▶ Dataset section:
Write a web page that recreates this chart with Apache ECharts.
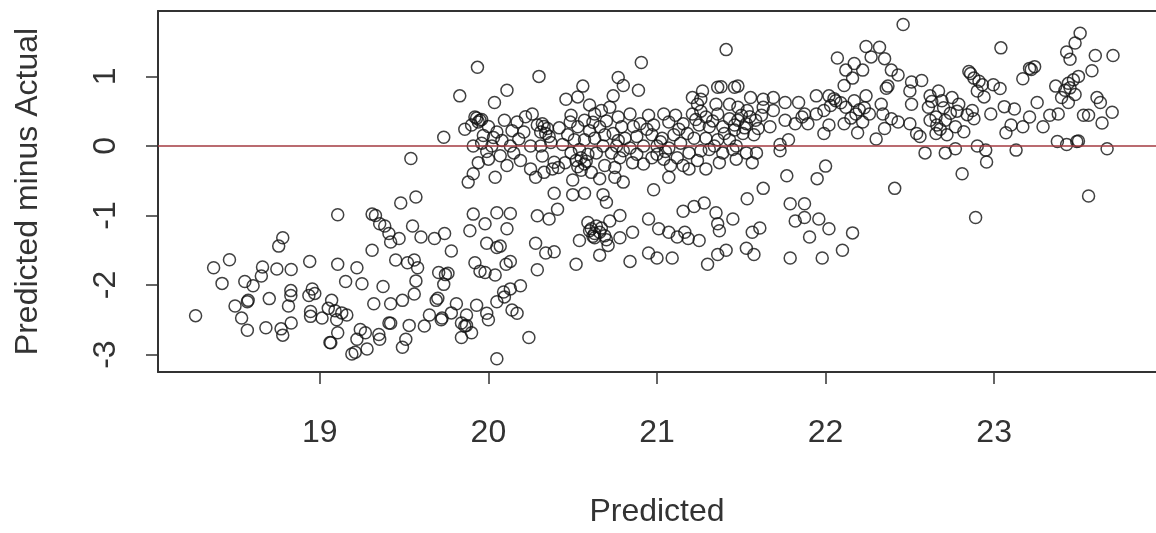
<!DOCTYPE html>
<html>
<head>
<meta charset="utf-8">
<script src="https://cdn.jsdelivr.net/npm/echarts@6/dist/echarts.min.js"></script>
<style>
  html, body { margin: 0; padding: 0; background: #ffffff; }
  #chart { width: 1156px; height: 533px; }
</style>
</head>
<body>
<div id="chart"></div>
<script>
// Residuals (predicted minus actual) against the predicted value.
// Each group is a list of [predicted, predicted - actual] pairs.

const lowFarLeft = [
  [19.106,-0.99],[18.78,-1.32],[18.756,-1.44],[18.464,-1.636],[18.37,-1.752],[18.94,-1.66],
  [19.106,-1.70],[18.66,-1.74],[18.745,-1.77],[18.83,-1.776],[18.42,-1.976],[18.555,-1.95],
  [18.604,-2.01],[18.653,-1.87],[19.153,-1.95],[18.828,-2.08],[18.828,-2.15],[18.70,-2.195],
  [18.575,-2.22],[18.57,-2.24],[18.935,-2.15],[18.97,-2.12],[18.955,-2.056],[19.07,-2.22],
  [18.497,-2.30],[18.536,-2.475],[18.57,-2.65],[18.263,-2.44],[18.814,-2.30],[18.945,-2.38],
  [18.945,-2.45],[19.013,-2.475],[19.05,-2.335],[19.09,-2.37],[19.13,-2.40],[19.16,-2.43],
  [19.10,-2.50],[19.106,-2.685],[19.06,-2.825],[19.065,-2.83],[18.68,-2.615],[18.77,-2.63],
  [18.78,-2.72],[18.83,-2.545],[19.19,-2.99]
];

const lowLeft = [
  [19.48,-0.82],[19.57,-0.735],[19.31,-0.98],[19.33,-1.0],[19.355,-1.12],[19.385,-1.15],
  [19.41,-1.26],[19.42,-1.38],[19.47,-1.33],[19.55,-1.15],[19.60,-1.31],[19.68,-1.33],
  [19.74,-1.26],[19.31,-1.50],[19.45,-1.64],[19.52,-1.68],[19.56,-1.64],[19.58,-1.75],
  [19.57,-1.94],[19.25,-1.98],[19.375,-2.02],[19.56,-2.13],[19.49,-2.22],[19.42,-2.27],
  [19.32,-2.27],[19.41,-2.545],[19.42,-2.55],[19.53,-2.58],[19.62,-2.59],[19.65,-2.43],
  [19.69,-2.22],[19.70,-2.19],[19.725,-2.475],[19.72,-2.50],[19.78,-2.40],[19.81,-2.27],
  [19.84,-2.545],[19.86,-2.59],[19.87,-2.58],[19.84,-2.755],[19.90,-2.685],[19.87,-2.43],
  [19.93,-2.29],[19.99,-2.405],[20.0,-2.50],[20.05,-2.24],[20.09,-2.10],[20.13,-2.055],
  [20.19,-2.01],[20.14,-2.36],[20.17,-2.405],[20.24,-2.755],[20.05,-3.06],[19.24,-2.64],
  [19.27,-2.685],[19.22,-2.78],[19.28,-2.92],[19.21,-2.965],[19.355,-2.78],[19.35,-2.71],
  [19.51,-2.78],[19.49,-2.895],[19.705,-1.82],[19.745,-1.85],[19.76,-1.83],[19.735,-1.99],
  [19.78,-1.51],[19.91,-0.98],[19.98,-1.12],[20.05,-0.96],[20.13,-0.97],[19.89,-1.22],
  [20.11,-1.19],[19.99,-1.40],[20.05,-1.46],[20.07,-1.44],[19.92,-1.68],[19.95,-1.80],
  [19.98,-1.82],[20.04,-1.855],[20.105,-1.70],[20.13,-1.66],[20.29,-1.005],[20.28,-1.40],
  [20.29,-1.78],[20.095,-2.17],[19.22,-1.75]
];

const bandLeft = [
  [19.935,1.13],[19.83,0.72],[20.036,0.625],[20.11,0.80],[19.735,0.126],[19.54,-0.18],
  [20.30,1.0],[19.92,0.415],[19.94,0.345],[19.93,0.40],[19.95,0.37],[19.96,0.38],[19.90,0.30],
  [19.86,0.24],[19.91,0.0],[19.96,0.04],[20.02,0.0],[20.05,0.2],[20.095,0.37],[20.0,0.28],
  [20.03,0.12],[19.99,-0.08],[20.07,-0.14],[20.13,0.0],[20.15,-0.10],[20.11,-0.28],
  [20.04,-0.45],[19.91,-0.40],[19.88,-0.52],[19.94,-0.24],[20.0,-0.19],[20.17,0.345],
  [20.26,0.46],[20.29,0.30],[20.21,0.2],[20.25,0.0],[20.19,-0.21],[20.25,-0.33],
  [20.28,-0.45],[20.22,0.42],[20.14,0.22],[20.08,0.08],[19.97,0.15],[20.18,0.10]
];

const bandMiddle = [
  [20.907,1.20],[21.41,1.385],[20.77,0.985],[20.80,0.87],[20.89,0.80],[20.56,0.86],
  [20.74,0.72],[20.46,0.67],[20.53,0.705],[21.27,0.79],[21.36,0.845],[21.38,0.85],
  [21.46,0.845],[21.24,0.60],[20.60,0.59],[20.49,0.44],[20.95,0.44],[21.04,0.46],
  [20.32,0.32],[20.35,0.25],[20.31,0.2],[20.36,0.135],[20.31,0.0],[20.32,-0.145],
  [20.39,-0.235],[20.38,-0.33],[20.33,-0.38],[20.485,0.345],[20.53,0.275],[20.57,0.37],
  [20.63,0.46],[20.67,0.51],[20.66,0.275],[20.47,0.16],[20.51,0.09],[20.57,0.09],
  [20.63,0.11],[20.54,-0.05],[20.49,-0.1],[20.59,-0.12],[20.64,-0.1],[20.52,-0.21],
  [20.57,-0.26],[20.455,-0.24],[20.415,-0.31],[20.55,-0.35],[20.50,-0.49],[20.66,-0.47],
  [20.61,-0.38],[20.69,-0.28],[20.68,0.0],[20.69,0.16],[20.72,0.555],[20.77,0.415],
  [20.84,0.46],[20.90,0.32],[20.79,0.275],[20.74,0.18],[20.81,0.11],[20.88,0.135],
  [20.76,0.0],[20.84,-0.03],[20.92,0.0],[20.78,-0.17],[20.855,-0.24],[20.88,-0.12],
  [20.75,-0.31],[20.75,-0.45],[20.80,-0.52],[20.92,-0.26],[20.98,0.30],[21.07,0.345],
  [21.155,0.32],[21.11,0.44],[20.97,0.16],[21.03,0.11],[21.10,0.16],[21.14,0.04],
  [21.0,0.0],[21.07,-0.03],[20.97,-0.17],[21.04,-0.19],[21.12,-0.17],[21.08,-0.28],
  [21.07,-0.45],[21.155,-0.28],[21.21,0.695],[21.26,0.67],[21.35,0.60],[21.43,0.60],
  [21.21,0.46],[21.29,0.415],[21.36,0.46],[21.43,0.39],[21.25,0.30],[21.31,0.275],
  [21.39,0.275],[21.46,0.23],[21.22,0.11],[21.29,0.11],[21.36,0.09],[21.43,0.09],
  [21.19,-0.10],[21.26,-0.07],[21.31,-0.05],[21.39,-0.10],[21.45,-0.05],[21.19,-0.33],
  [21.29,-0.33],[21.37,-0.24],[21.24,-0.21],[20.33,0.28],[20.34,0.18],[20.37,0.05],
  [20.55,-0.17],[20.58,-0.22],[20.53,-0.30],[20.77,0.08],[20.80,-0.07],[20.73,-0.10],
  [21.02,0.06],[21.05,-0.08],[21.0,-0.12],[21.23,0.38],[21.26,0.50],[21.33,0.36],
  [20.60,0.22],[20.44,0.02],[20.42,0.26],[20.86,0.28],[20.94,0.24],[21.13,0.24],
  [21.18,0.18],[21.40,0.18],[21.34,0.0],[20.70,0.36],[20.62,0.34]
];

const lowMiddle = [
  [20.39,-0.68],[20.50,-0.70],[20.57,-0.68],[20.68,-0.70],[20.70,-0.81],[20.98,-0.63],
  [20.41,-0.91],[20.36,-1.05],[20.59,-1.10],[20.61,-1.19],[20.64,-1.15],[20.66,-1.24],
  [20.69,-1.29],[20.72,-1.08],[20.78,-1.0],[20.78,-1.32],[20.855,-1.24],[20.54,-1.36],
  [20.63,-1.32],[20.71,-1.43],[20.66,-1.57],[20.52,-1.70],[20.84,-1.66],[20.95,-1.05],
  [21.01,-1.19],[21.07,-1.24],[21.12,-1.31],[21.165,-1.24],[21.185,-1.33],[21.25,-1.36],
  [21.155,-0.94],[21.22,-0.87],[21.28,-0.82],[21.35,-0.96],[21.36,-1.12],[21.37,-1.22],
  [21.45,-1.05],[20.95,-1.54],[21.0,-1.61],[21.09,-1.61],[21.30,-1.70],[21.36,-1.56],
  [21.41,-1.50],[20.34,-1.54],[20.39,-1.52],[20.60,-1.22],[20.63,-1.26],[20.67,-1.18],
  [20.62,-1.30],[20.70,-1.35],[21.63,-0.61],[21.535,-0.76],[21.565,-1.24],[21.61,-1.18],
  [21.53,-1.47],[21.575,-1.56],[21.79,-0.83],[21.875,-0.83],[21.875,-1.03],[21.82,-1.08],
  [21.96,-1.05],[22.02,-1.19],[21.905,-1.31],[22.16,-1.25],[21.79,-1.61],[21.98,-1.61],
  [22.10,-1.50]
];

const bandRight = [
  [22.46,1.745],[22.24,1.43],[22.32,1.42],[22.27,1.28],[22.35,1.255],[22.07,1.265],
  [22.17,1.185],[22.12,1.09],[22.22,1.09],[22.16,0.975],[22.11,0.87],[22.39,1.09],
  [22.43,1.02],[22.37,0.86],[22.36,0.83],[22.57,0.94],[22.51,0.92],[22.50,0.79],
  [22.51,0.60],[21.48,0.86],[22.62,0.72],[22.63,0.64],[21.945,0.72],[22.02,0.72],
  [22.06,0.65],[22.03,0.58],[22.24,0.72],[22.17,0.65],[22.12,0.555],[22.18,0.46],
  [22.26,0.46],[22.22,0.345],[22.11,0.32],[22.02,0.30],[21.99,0.18],[22.19,0.19],
  [22.33,0.60],[22.34,0.46],[22.39,0.39],[22.43,0.345],[22.35,0.25],[22.30,0.10],
  [22.50,0.32],[22.54,0.18],[22.56,0.135],[22.59,-0.10],[22.62,0.37],[21.76,0.625],
  [21.84,0.625],[21.875,0.46],[21.82,0.32],[21.895,0.32],[21.86,0.415],[21.69,0.695],
  [21.63,0.67],[21.555,0.695],[21.63,0.555],[21.69,0.51],[21.48,0.555],[21.535,0.51],
  [21.48,0.37],[21.53,0.32],[21.585,0.37],[21.51,0.18],[21.575,0.16],[21.67,0.275],
  [21.76,0.37],[21.78,0.09],[21.73,0.02],[21.73,-0.07],[21.47,0.0],[21.53,-0.1],
  [21.59,-0.10],[21.47,-0.19],[21.565,-0.24],[21.77,-0.43],[22.0,-0.29],[21.95,-0.47],
  [22.41,-0.61],[21.945,0.46],[21.99,0.51],[22.61,0.555],[22.655,0.18],[21.50,0.44],
  [21.52,0.26],[21.46,0.30],[21.55,0.42],[21.60,0.25],[21.62,0.44],[22.05,0.68],
  [22.09,0.62],[22.20,0.52],[22.15,0.40],[22.23,0.55]
];

const bandFarRight = [
  [23.51,1.62],[23.48,1.48],[23.43,1.35],[23.45,1.245],[23.60,1.30],[23.705,1.30],
  [23.04,1.41],[23.58,1.08],[23.50,1.0],[23.47,0.95],[23.45,0.835],[23.365,0.86],
  [23.40,0.695],[23.44,0.625],[23.48,0.74],[23.61,0.695],[23.63,0.625],[23.70,0.485],
  [23.64,0.33],[23.53,0.44],[23.56,0.44],[23.38,0.46],[23.33,0.44],[23.29,0.275],
  [23.375,0.065],[23.43,0.02],[23.49,0.065],[23.50,0.07],[23.67,-0.04],[23.21,1.115],
  [23.24,1.14],[23.17,0.965],[23.255,0.625],[23.21,0.415],[23.17,0.275],[23.10,0.30],
  [23.07,0.19],[23.13,-0.06],[23.12,0.53],[23.06,0.565],[22.98,0.46],[22.85,1.07],
  [22.88,0.975],[22.93,0.88],[22.995,0.88],[23.035,0.825],[22.90,0.79],[22.94,0.705],
  [22.67,0.79],[22.75,0.695],[22.79,0.60],[22.69,0.65],[22.87,0.51],[22.88,0.39],
  [22.82,0.205],[22.71,0.37],[22.655,0.415],[22.72,0.16],[22.77,0.275],[22.71,-0.10],
  [22.77,-0.04],[22.90,0.0],[22.95,-0.06],[22.955,-0.23],[22.81,-0.40],[23.56,-0.72],
  [22.89,-1.03],[22.86,1.04],[22.91,0.93],[23.22,1.10],[23.44,0.90],[23.42,0.80],
  [22.70,0.55],[22.74,0.47],[22.66,0.30],[22.84,0.45],[22.78,0.50],[22.68,0.24]
];

const xTickValues = [19, 20, 21, 22, 23];
const yTickValues = [-3, -2, -1, 0, 1];
const referenceLevel = 0;

const points = [].concat(lowFarLeft, lowLeft, bandLeft, bandMiddle, lowMiddle, bandRight, bandFarRight);

const FONT = '"Liberation Sans", Arial, Helvetica, sans-serif';
const INK = '#333333';
const textStyle = { fontFamily: FONT, fontSize: 32, color: '#333333' };

const chart = echarts.init(document.getElementById('chart'), null, { renderer: 'canvas' });

chart.setOption({
  animation: false,
  backgroundColor: '#ffffff',
  grid: { left: 158, right: -16, top: 11, bottom: 150, containLabel: false },
  xAxis: [
    {
      type: 'value',
      min: 18.04,
      max: 23.96,
      position: 'bottom',
      name: 'Predicted',
      nameLocation: 'middle',
      nameGap: 124,
      nameTextStyle: textStyle,
      axisLine: { show: true, onZero: false, lineStyle: { color: INK, width: 2 } },
      axisTick: { show: true, length: 12, customValues: xTickValues, lineStyle: { color: INK, width: 1.5 } },
      axisLabel: Object.assign({ customValues: xTickValues, margin: 45 }, textStyle),
      splitLine: { show: false }
    },
    {
      type: 'value',
      min: 18.04,
      max: 23.96,
      position: 'top',
      axisLine: { show: true, onZero: false, lineStyle: { color: INK, width: 2 } },
      axisTick: { show: false },
      axisLabel: { show: false },
      splitLine: { show: false }
    }
  ],
  yAxis: {
    type: 'value',
    min: -3.25,
    max: 1.94,
    name: 'Predicted minus Actual',
    nameLocation: 'middle',
    nameGap: 114,
    nameRotate: 90,
    nameTextStyle: textStyle,
    axisLine: { show: true, onZero: false, lineStyle: { color: INK, width: 2 } },
    axisTick: { show: true, length: 12, customValues: yTickValues, lineStyle: { color: INK, width: 1.5 } },
    axisLabel: Object.assign({ customValues: yTickValues, rotate: 90, margin: 36 }, textStyle),
    splitLine: { show: false }
  },
  series: [
    {
      type: 'scatter',
      xAxisIndex: 0,
      data: points,
      symbol: 'circle',
      symbolSize: 12,
      silent: true,
      itemStyle: { color: 'rgba(0,0,0,0)', borderColor: '#111111', borderWidth: 1.5 },
      emphasis: { disabled: true },
      markLine: {
        silent: true,
        symbol: ['none', 'none'],
        label: { show: false },
        lineStyle: { color: '#a33a40', width: 1.6, type: 'solid' },
        data: [{ yAxis: referenceLevel }]
      }
    }
  ]
});
</script>
</body>
</html>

▶ Task prompt: Each line from the top of the material through the line containing "- actual] pairs." should be reproduced exactly; please drop any images.

▶ Answer for this exercise:
Write a web page that recreates this chart with Apache ECharts.
<!DOCTYPE html>
<html>
<head>
<meta charset="utf-8">
<script src="https://cdn.jsdelivr.net/npm/echarts@6/dist/echarts.min.js"></script>
<style>
  html, body { margin: 0; padding: 0; background: #ffffff; }
  #chart { width: 1156px; height: 533px; }
</style>
</head>
<body>
<div id="chart"></div>
<script>
// Residuals (predicted minus actual) against the predicted value.
// Each group is a list of [predicted, predicted - actual] pairs.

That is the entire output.